Ok, yeah, I had thought about just doing basically

	else
		return -EIO;

as well.

Though you and Dave seem to have different visions here, I do think that
for XFS's purposes, a failed IO is -EIO unless we explicitly need something
different. Anything finer grained or distributed to higher layers sounds
like a bit of a maintenance and correctness nightmare, to me.

-Eric



^ permalink raw reply	[flat|nested] 21+ messages in thread

* Re: [PATCH RFC] xfs: remap block layer ENODATA read errors to EIO
  2025-08-19 15:14   ` Eric Sandeen
@ 2025-08-19 15:23     ` Christoph Hellwig
  2025-08-19 15:38       ` Eric Sandeen
  0 siblings, 1 reply; 21+ messages in thread
From: Christoph Hellwig @ 2025-08-19 15:23 UTC (permalink / raw)
  To: Eric Sandeen
  Cc: Christoph Hellwig, Eric Sandeen, linux-xfs@vger.kernel.org,
	Donald Douwsma

On Tue, Aug 19, 2025 at 10:14:01AM -0500, Eric Sandeen wrote:
> Though you and Dave seem to have different visions here,

We've already clashed on a slightly different twist of this a few weeks
ago :)

> I do think that
> for XFS's purposes, a failed IO is -EIO unless we explicitly need something
> different. Anything finer grained or distributed to higher layers sounds
> like a bit of a maintenance and correctness nightmare, to me.

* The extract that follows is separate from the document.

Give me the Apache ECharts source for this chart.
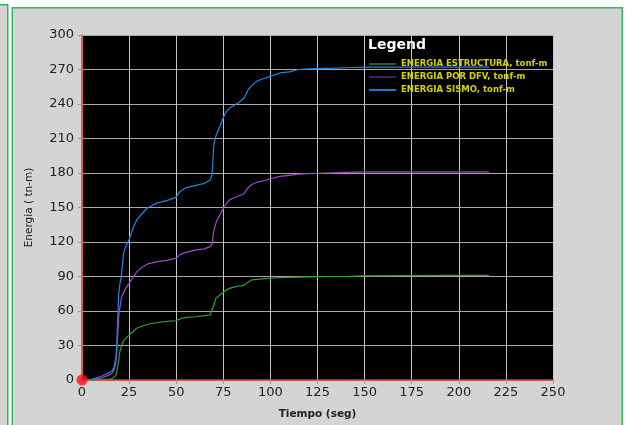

Mostly, but not entirely yes.  In general I/O errors that bubble up
to the file system are just that: I/O errors that are not retryable
at this point, as otherwise the drivers / midlayers would have already
delt with it.

But there are a few exceptions to that:

The one thing we had a discussion about was ENOSPC, which can happen
with some thing provisioning solutions (and apparently redhat cares
about dm-thin there).  For this we do want retry metadata writes
based on that design, and special casing it would be good, because
an escaping ENOSPC would do the entirely wrong thing in all layers
about the buffer cache.

Another one is EAGAIN for non-blocking I/O.  That's mostly a data
path thing, and we can't really deal with it, but if we make full
use of it, it needs to be special cased.

And then EOPNOTSUP if we want to try optional operations that we
can't query ahead of time.  SCSI WRITE_SAME is one of them, but
we fortunately hide that behind block layer helpers.

For file system directly dealing with persistent reservations
BLK_STS_RESV_CONFLICT might be another one, but I hope we don't
get there :)

If the file system ever directly makes use of Command duration
limits, BLK_STS_DURATION_LIMIT might be another one.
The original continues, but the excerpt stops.